Hank Conger Improving Behind the Plate Defensively


Credit: Rick Osentoski-USA TODAY Sports

During yesterday’s telecast of the final game between the Houston Astros and Los Angeles Angels, Victor Rojas and Mark Gubicza began talking about Hank Conger‘s work as an Angels catcher. Rojas pointed out how confidence from the coaching staff can help with a player’s own confidence which can lead to better results on the field. While Gubicza pointed out something Angels fans should be familiar with when he stated that, with Mike Scioscia and his catchers, offense was an added bonus, but what he focuses on most is defense and catcher framing.

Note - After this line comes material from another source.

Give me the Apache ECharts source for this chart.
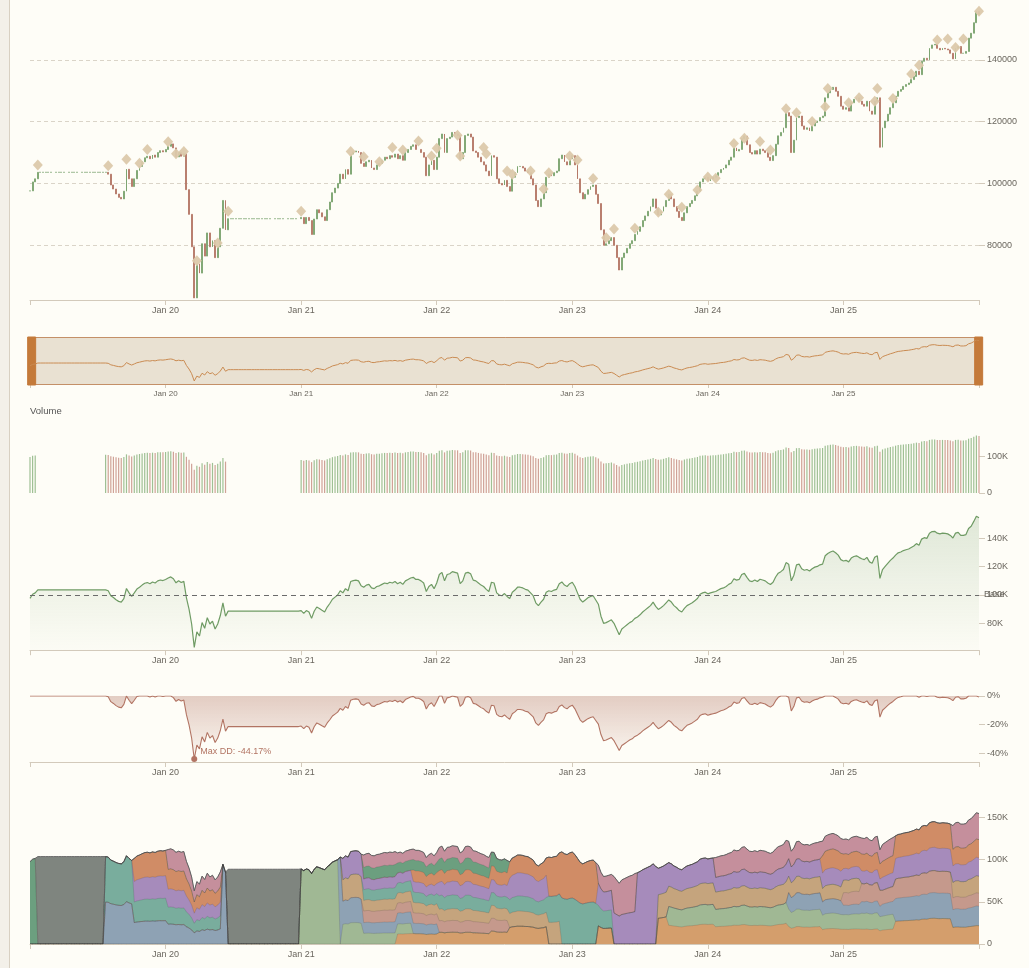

The comments from the Angels television announcers came on the heels of Hank Conger’s fourth start in a six-game road trip during which Conger threw out three out of four base-stealers and saw each game he started end in a Angels victory. While there’s been no official change in the catching platoon of Chris Iannetta and Hank Conger, this past road trip might be a sign of things to come, particularly if Scioscia’s said value on defense behind the dish is true.

Currently, Chris Iannetta finds himself last in all MLB amongst qualified catchers in caught stealing percentage with a lowly 10% of base-stealers caught. While Hank Conger has played significantly less time than Iannetta, his caught-stealing rate has been exceptional when he does. Currently, Conger’s caught stealing percentage sits at 36% with 9 out of 25 base-stealers gunned out by Conger. If he qualified for the MLB leaderboard, that would put Conger fifth in all of baseball. Not bad for a guy whose spring training throwing woes almost lost him his job.

In addition to his gun of an arm, Conger has proven himself to be quite the framer of pitches. Over at Baseball Prospectus, editor Ben Lindbergh has dedicated much of 2013 to exploring the art, importance and value of framing pitches. Each week he releases a leaderboard of catchers that shows how many outside the strike-zone strikes catchers have caught and then, in addition, how many strike-zone balls they’ve caught. To put it plainly, the leaderboard hopes to reveal what catchers are getting more strikes and what catchers are “losing” strikes due to their framing. Atop of the leaderboard is Hank Conger with a ratio of 1.71 for every ball caught outside the strike zone called a strike versus pitches inside the strike-zone called for balls. While battery-mate Chris Iannetta finds himself fourth from last on the list.

These are all encouraging stats. However, it should be noted that in both instances of pitch-framing and caught-stealing percentage, Conger’s sample size is much smaller than Iannetta and many other catchers in the league. And while these statistics are in favor of Conger’s prowess behind the plate, he’s also leading American League catchers in errors committed with five. And in Iannetta’s defense (no pun inteded), he seems to be having an off year defensively. Since his rookie season, Iannetta has never posted a negative dWAR beyond -0.1 and his career CS% is 23%, well above the 10% he has on the year.

Nevertheless, Conger’s seemingly improved defense in 2013 is an encouraging sign for the Los Angeles Angels. For a player that was always considered a “bat-first” prospect coming through the minors, Conger has, at least momentarily, found the way to Mike Scioscia’s heart by bettering his skills behind the dish. The result has been some increased playing time and in the very small sample size of the Angels past road trip, he’s continued to exhibit a high level of defense.